» **Aim of the exercise**:
Repeat the listing that follows, character for character, minus the pictures.

» **Given entries**:
-- Start --
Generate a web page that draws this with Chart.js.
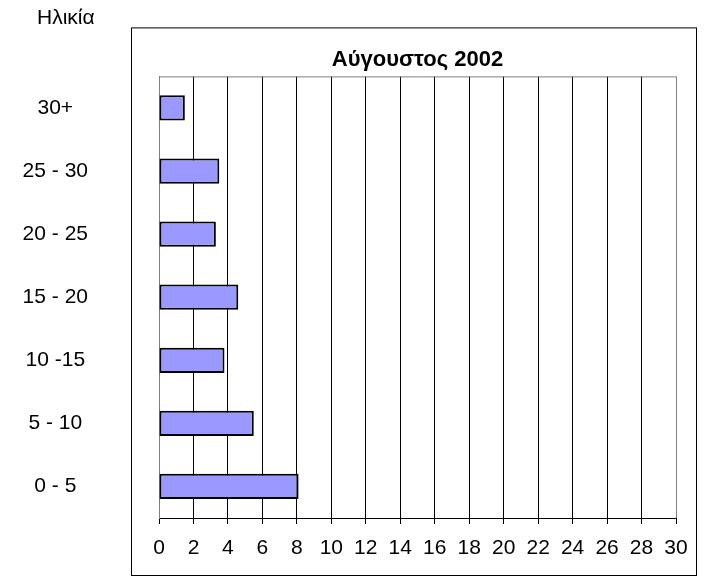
<!DOCTYPE html>
<html>
<head>
<meta charset="utf-8">
<title>Αύγουστος 2002</title>
<script src="https://cdn.jsdelivr.net/npm/chart.js@4"></script>
<style>
  body { margin: 0; background: #fff; }
  #wrap { width: 705px; height: 576px; }
</style>
</head>
<body>
<div id="wrap"><canvas id="myChart" width="705" height="576"></canvas></div>
<script>
// age groups, top to bottom as in the picture
const ageGroups = ['30+', '25 - 30', '20 - 25', '15 - 20', '10 -15', '5 - 10', '0 - 5'];
const counts = [1.5, 3.5, 3.3, 4.6, 3.8, 5.5, 8.1];
const xMin = 0;
const xMax = 30;
const xStep = 2;
const chartTitle = 'Αύγουστος 2002';
const axisTitle = 'Ηλικία';

const FONT = '"Liberation Sans", Arial, sans-serif';

// outer frame, the grey plot border and the "Ηλικία" label
const framePlugin = {
  id: 'frame',
  beforeDatasetsDraw(chart) {
    const ctx = chart.ctx;
    const a = chart.chartArea;
    ctx.save();
    ctx.strokeStyle = '#000';
    ctx.lineWidth = 1;
    ctx.strokeRect(a.left - 28 + 0.5, a.top - 49 + 0.5, a.width + 48, a.height + 106);

    ctx.strokeStyle = '#808080';
    ctx.beginPath();
    ctx.moveTo(a.left, a.top + 0.5);
    ctx.lineTo(a.right, a.top + 0.5);
    ctx.stroke();

    ctx.fillStyle = '#000';
    ctx.font = '21px ' + FONT;
    ctx.textBaseline = 'middle';
    ctx.textAlign = 'left';
    ctx.fillText(axisTitle, 37, 18);
    ctx.restore();
  }
};

function initChart() {
  const canvas = document.getElementById('myChart');
  const ctx = canvas.getContext('2d');

  new Chart(ctx, {
    type: 'bar',
    data: {
      labels: ageGroups,
      datasets: [{
        data: counts,
        backgroundColor: '#9999ff',
        borderColor: '#000',
        borderWidth: 2,
        borderSkipped: false,
        categoryPercentage: 1,
        barPercentage: 0.4
      }]
    },
    options: {
      responsive: false,
      animation: false,
      indexAxis: 'y',
      layout: {
        padding: { left: 11, right: 29, top: 47, bottom: 15 }
      },
      plugins: {
        legend: { display: false },
        tooltip: { enabled: false },
        title: {
          display: true,
          text: chartTitle,
          fullSize: false,
          color: '#000',
          font: { family: FONT, size: 22, weight: 'bold' },
          padding: { top: 0, bottom: 3 }
        }
      },
      scales: {
        x: {
          min: xMin,
          max: xMax,
          afterFit(scale) { scale.height = 43; },
          ticks: {
            stepSize: xStep,
            color: '#000',
            padding: 12,
            maxRotation: 0,
            font: { family: FONT, size: 21 }
          },
          grid: {
            color: (c) => (c.index === 0 || c.index === (xMax - xMin) / xStep) ? '#808080' : '#000',
            tickColor: '#000',
            tickLength: 6
          },
          border: { color: '#000', width: 1 }
        },
        y: {
          // labels sit far left of the frame; keep that gap out of the vertical padding
          afterFit(scale) {
            scale.width = 148;
            scale.paddingTop = 0;
            scale.paddingBottom = 0;
          },
          ticks: {
            color: '#000',
            crossAlign: 'center',
            padding: 71,
            font: { family: FONT, size: 21 }
          },
          grid: { display: false, drawTicks: false },
          border: { color: '#808080', width: 1 }
        }
      }
    },
    plugins: [framePlugin]
  });
}

window.addEventListener('load', initChart);
</script>
</body>
</html>
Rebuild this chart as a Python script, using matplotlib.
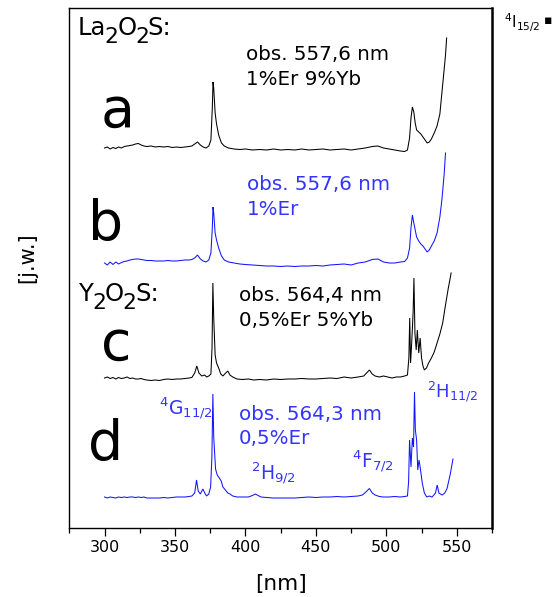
-- End --
» **Written solution**:
Generate a web page that draws this with Chart.js.
<!DOCTYPE html>
<html>
<head>
<meta charset="utf-8">
<title>Αύγουστος 2002</title>
<script src="https://cdn.jsdelivr.net/npm/chart.js@4"></script>
<style>
  body { margin: 0; background: #fff; }
  #wrap { width: 705px; height: 576px; }
</style>
</head>
<body>
<div id="wrap"><canvas id="myChart" width="705" height="576"></canvas></div>
<script>
// age groups, top to bottom as in the picture
const ageGroups = ['30+', '25 - 30', '20 - 25', '15 - 20', '10 -15', '5 - 10', '0 - 5'];
const counts = [1.5, 3.5, 3.3, 4.6, 3.8, 5.5, 8.1];
const xMin = 0;
const xMax = 30;
const xStep = 2;
const chartTitle = 'Αύγουστος 2002';
const axisTitle = 'Ηλικία';

const FONT = '"Liberation Sans", Arial, sans-serif';

// outer frame, the grey plot border and the "Ηλικία" label
const framePlugin = {
  id: 'frame',
  beforeDatasetsDraw(chart) {
    const ctx = chart.ctx;
    const a = chart.chartArea;
    ctx.save();
    ctx.strokeStyle = '#000';
    ctx.lineWidth = 1;
    ctx.strokeRect(a.left - 28 + 0.5, a.top - 49 + 0.5, a.width + 48, a.height + 106);

    ctx.strokeStyle = '#808080';
    ctx.beginPath();
    ctx.moveTo(a.left, a.top + 0.5);
    ctx.lineTo(a.right, a.top + 0.5);
    ctx.stroke();

    ctx.fillStyle = '#000';
    ctx.font = '21px ' + FONT;
    ctx.textBaseline = 'middle';
    ctx.textAlign = 'left';
    ctx.fillText(axisTitle, 37, 18);
    ctx.restore();
  }
};

function initChart() {
  const canvas = document.getElementById('myChart');
  const ctx = canvas.getContext('2d');

  new Chart(ctx, {
    type: 'bar',
    data: {
      labels: ageGroups,
      datasets: [{
        data: counts,
        backgroundColor: '#9999ff',
        borderColor: '#000',
        borderWidth: 2,
        borderSkipped: false,
        categoryPercentage: 1,
        barPercentage: 0.4
      }]
    },
    options: {
      responsive: false,
      animation: false,
      indexAxis: 'y',
      layout: {
        padding: { left: 11, right: 29, top: 47, bottom: 15 }
      },
      plugins: {
        legend: { display: false },
        tooltip: { enabled: false },
        title: {
          display: true,
          text: chartTitle,
          fullSize: false,
          color: '#000',
          font: { family: FONT, size: 22, weight: 'bold' },
          padding: { top: 0, bottom: 3 }
        }
      },
      scales: {
        x: {
          min: xMin,
          max: xMax,
          afterFit(scale) { scale.height = 43; },
          ticks: {
            stepSize: xStep,
            color: '#000',
            padding: 12,
            maxRotation: 0,
            font: { family: FONT, size: 21 }
          },
          grid: {
            color: (c) => (c.index === 0 || c.index === (xMax - xMin) / xStep) ? '#808080' : '#000',
            tickColor: '#000',
            tickLength: 6
          },
          border: { color: '#000', width: 1 }
        },
        y: {
          // labels sit far left of the frame; keep that gap out of the vertical padding
          afterFit(scale) {
            scale.width = 148;
            scale.paddingTop = 0;
            scale.paddingBottom = 0;
          },
          ticks: {
            color: '#000',
            crossAlign: 'center',
            padding: 71,
            font: { family: FONT, size: 21 }
          },
          grid: { display: false, drawTicks: false },
          border: { color: '#808080', width: 1 }
        }
      }
    },
    plugins: [framePlugin]
  });
}

window.addEventListener('load', initChart);
</script>
</body>
</html>
Rebuild this chart as a Python script, using matplotlib.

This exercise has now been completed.